Topological design of sandwich structures filling with poroelastic materials for sound insulation

Abstract The poroelastic material is often used as a sandwich core due to its lightweight and excellent sound insulation and absorption, and the research revealed that poroelastic materials with macro- or meso-holes could further improve its sound insulation performance. This study proposes a topology optimization approach to design poroelastic cores of sandwich structures for sound insulation. The mixed displacement/pressure (u/p) formulation based on Biot's theory and the ersatz material model are used to overcome the potential difficulties in topology optimization.
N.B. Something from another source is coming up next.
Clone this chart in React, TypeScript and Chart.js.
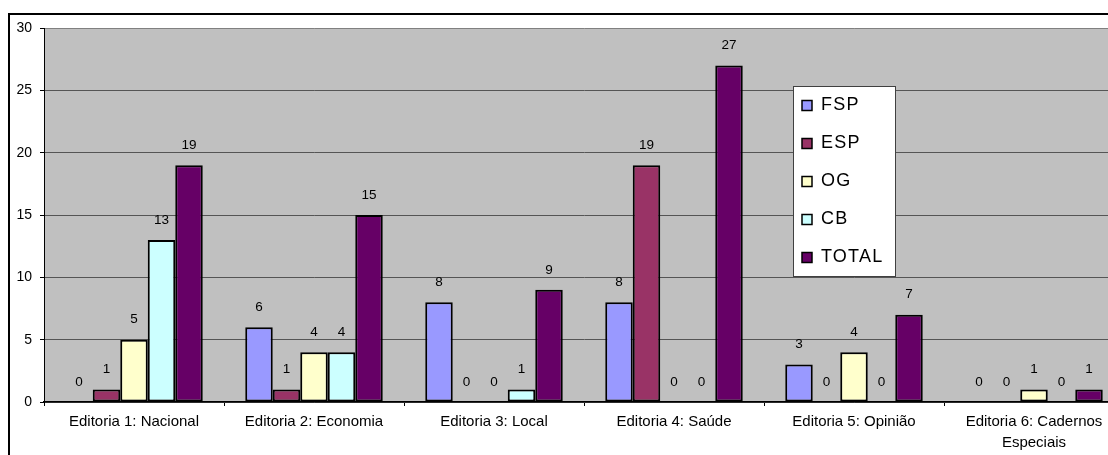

The floating projection topology optimization method (FPTO) for maximizing sound transmission loss (TL) of sandwich structures filling with poroelastic materials is established based on the floating projection constraint, which simulates 0/1 constraints of the design variables. Some 2D and 3D numerical examples are given to demonstrate the capability and effectiveness of the proposed topology optimization algorithm. The results show that the distribution of the poroelastic material often concentrates at some locations. The traditional sandwich structures often have periodic cores, considering the ease of manufacture and the resistance of uncertain external loads. Therefore, topology optimization of periodic structures for sound insulation is also investigated in this paper. The numerical examples indicate that optimized periodic cores of sandwiches make the poroelastic material to be distributed evenly within the design domain but slightly scarify the sound insulation performance.